Gold Medal won his only start for Richard Hughes on the all-weather and is respected, while few trainers have been in better form lately than Clive Cox, whose hat-trick seeking Mohi could be the main danger. He is rated 88 after a pair of nursery wins on the all-weather but the team is flying, and Hector Crouch has given up some fair rides at Newbury to head to Doncaster on Saturday.
The first six in this contest will qualify for the final at the Festival in March and although that is still six months away connections will not want to be blowing handicap marks, so it’s always a case of treading carefully in these contests. Sometimes it pays to look at those towards the foot of the weights who need a significant rise to have a chance of making the cut in the spring.
Tullybeg represents the Gordon Elliott stable and is looking for three wins on the spin after narrow success at Navan and last time out on handicap debut at Gowran Park. The British handicapper has hit him with a 10lbs rise though, plus his exciting jockey Jordan Gainford claims 2lb less than in those success.
He still could have plenty in hand and is major player, but I expect BORN PATRIOT, almost ten lengths behind at Navan but now 10lbs better off, to get much closer and hopefully turn the form around. He had some excellent novice form behind the likes of Gars de Sceaux and Threeunderthrufive, and connections tasted Festival success last season with Belfast Banter. He has a nice weight of 11-4 and this prize looks likely to head to Ireland, but not courtesy of the favourite.
Geordie Des Champs and Jersey Wonder are very closely matched on their Ffos Las meeting back in June, with the former having a spin recently over fences at Chepstow – while Butlers Brief is improving rapidly since upped in trip to three miles and could trouble the judge despite a 9lb hike for his easy Bangor success when last seen in May.
To finish off we’ve got a wide-open sprint handicap with a third of the field last time out winners.
Illusionist’s victory at York was sensational. After missing the break and switching sides, he passed the entire field to nab Zargun, a winner subsequently at Catterick, right on the line. Incredibly, he’s 3lbs better off here and should confirm the form.

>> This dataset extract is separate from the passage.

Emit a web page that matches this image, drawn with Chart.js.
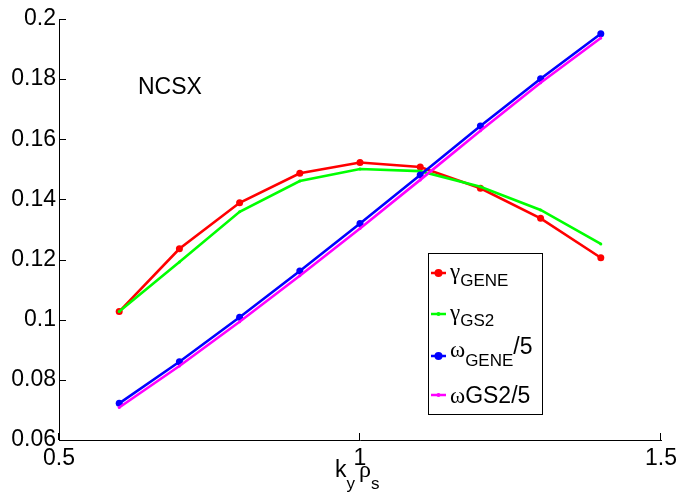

Raasel has rattled off a hat-trick at a lower level and could still have plenty more improvement for the shrewd Horse Watchers, and he will need to off a 6lb higher mark – although the 5lb claim of Adam Farragher makes that more manageable and he is a major player at the foot of the weights.
Boundless Prospect was second in the Portland here at the St Leger Festival and is of interest despite the 7lb higher mark after winning at Ascot on heavy ground. He won’t mind whatever weather hits Town Moor on Saturday.
Dakota Gold tops the weights but he hasn’t been at his best of late, while Sunday Sovereign, who chased home Zargun at Catterick, also has to enter calculations.
The second and third home at Musselburgh in a conditions race may hold the key here though, as there was nothing to choose between INDIAN SOUNDS and Makanah.
Makanah deserves another good prize as he has been knocking on the door all season off a three-figure mark and may just need a helping hand from the handicapper to score. INDIAN SOUNDS finished just ahead of him at Musselburgh off levels, flying home and was just denied by the 105 rated Roulston Scar. He comes here untouched on a mark of 90 (10lb pull with Makanah) and must enter calculations. He has finished second and third on his two Doncaster visits and can make it third time lucky for sprint king, Paul Midgley.